In my last week before college, my mother asked me if I wanted her to hold on to my collection. They were held in a large flimsy cardboard box in the corner of my room. She was at once trying to keep from laughing, but also saddened by the kind of person I had become. Where others form their first relationships, finding and losing love with a tender teenage kiss, I had filled a box with a rather ridiculous sitcom whose skillfully paused frames of a petty character I had tried to bury myself in. She had the most wonderful hair, as haystacks in the setting sun for this old horse. Her breasts actualized with each season, and I sucked my teeth. I told my mom to throw them away, almost bitter, convinced I would find a real girl in college.

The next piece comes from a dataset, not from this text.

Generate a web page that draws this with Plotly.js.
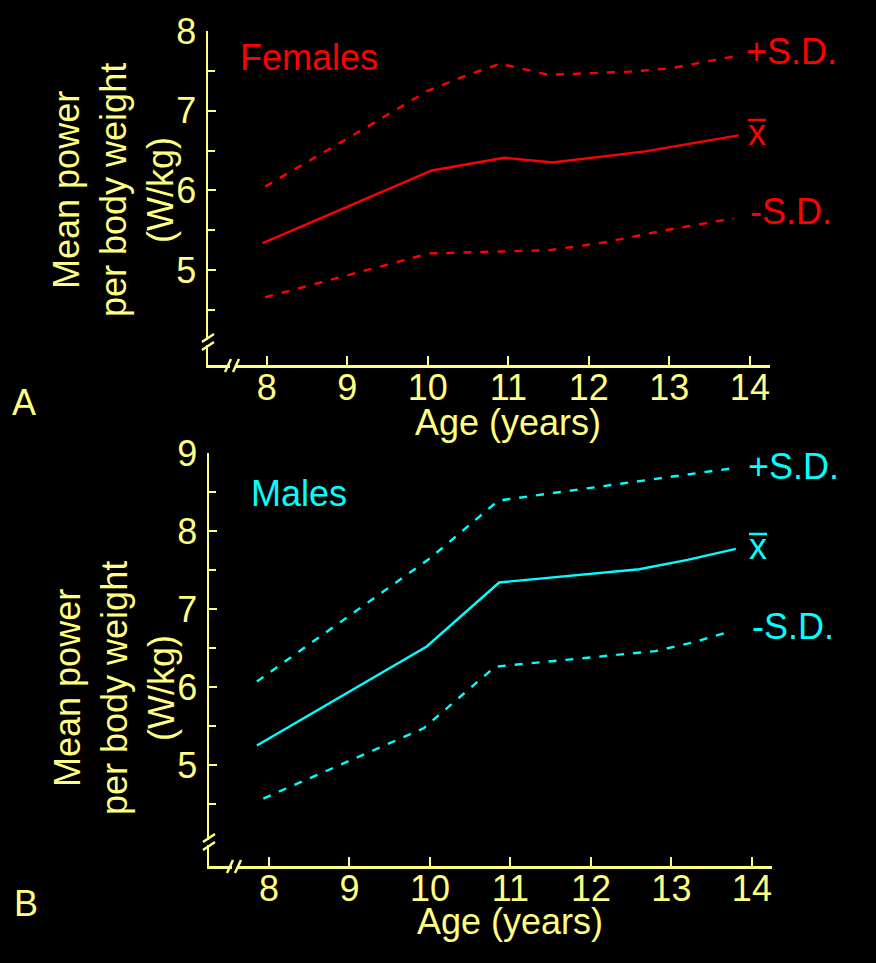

So wrong was I.

Nicole Eggert will end up on Baywatch, too womanly and not nubile enough for me, sexualized on a beach, instead of in her sexy baby-sitter’s basement; she is to gain an inordinate amount of weight over the years, and come, like many “fallen” actresses, to represent her own sadness in the same exact real life I denied her. She was an effigy of promise, cordoned off on screen, which I needed: sterile, attachment without commitment. Jamie did something to me those dumb and delicate years. She taught me the dream was better than the girl. Perhaps I was destined for loneliness, as every woman I see in real life now — on the street, on a bus, across the table from me — seems protected by the hard edge of the screen, distant and soft, each syllable manipulated into a frozen smile, safe from the torrent of my love. I wish all of them the very best.